If I was horrified by subjects rising from the dead in a macabre fashion from the first book, Cynthia Eden’s characters do it rather regularly now to the point where I find myself quite immune to these ‘risings’, only for the fact that it proves to be a reset button that’s both a boon and a bane to read about. ‘Lie With Me’—Eden’s 5th outing into this series—was just a book I wanted to get into despite my own personal misgivings about this series, because the subject matter is darkly seductive enough to draw me in.
But I wasn’t entirely too sure what I was reading about as well, to be honest, even up to the halfway mark of the story, or how it all tied into the first few books and this wasn’t rolled out early on enough for me to catch on. So I trudged along trying to make sense of it myself, even if the lack of signposting was just not helpful. The roundabout teasers about who Maddox and Luna were but not confirmed until later, the villain playing tricks (or truth?) in both the characters’ and the reader’s head, and the somewhat repetitive action of more Lazarus soldiers seemingly joining in the fray rather randomly simply added to my confusion instead of clearing it up. It did get better later though, as Eden brought in characters from previous books while seemingly expanding the narrative arc of this series.
Apart from this, well, I can’t deny that there is series-fatigue setting in where things started to sound same-y.

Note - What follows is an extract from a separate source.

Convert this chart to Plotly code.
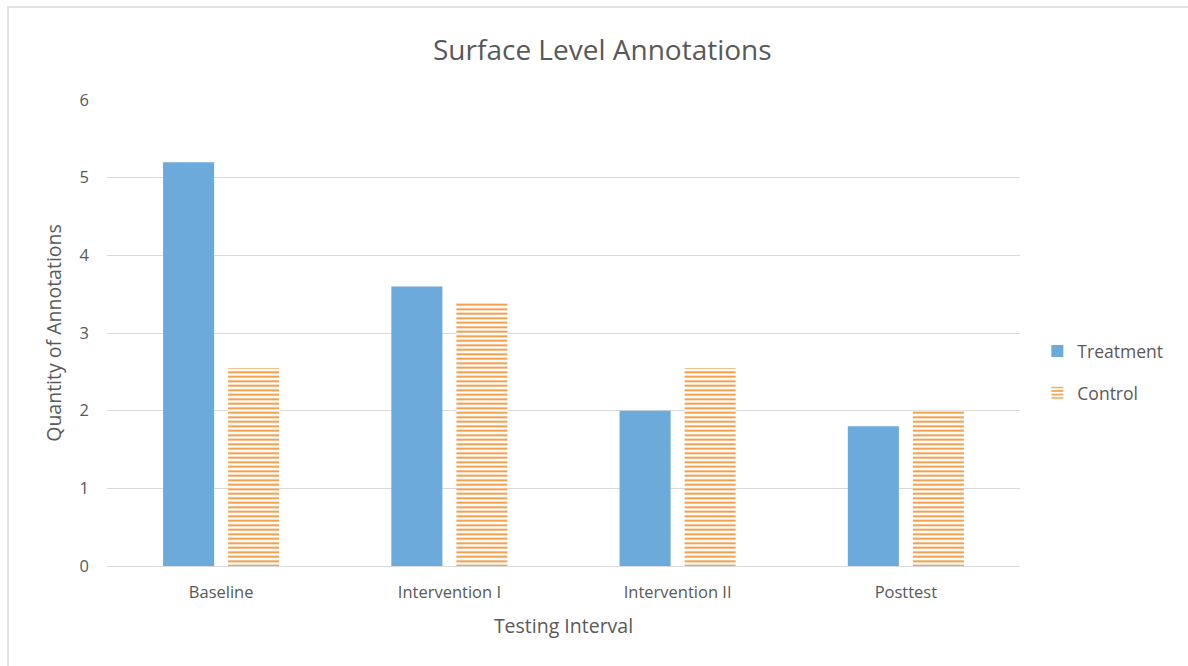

Eden’s cackling villains are evil to the point of funny at times, her supersoldiers start to blend into each other to the point where Maddox could easily be Sawyer who could easily be Flynn…both in behaviour (all are darkly and growly possessive, have raging breeder-type tempers and say ‘mine’ too often) and in general appearance (all are tall, muscled and so on).
I can see where this might be an attractive boon for some readers nonetheless—with past slates wiped clean, no other mentions of other lovers (who’re automatically considered inconsequential), and altered personalities to the point where the heroine becomes the sole, intense focus of the changed hero who would do anything to keep her with him.
The new-ish bits that kept me going on were simply these: the fact that Eden finally writes the possibility of recovering a Lazarus soldier’s past, and the expansion of the abilities of these soldiers, like Luna. And perhaps it’s development enough to see me through another book in this series.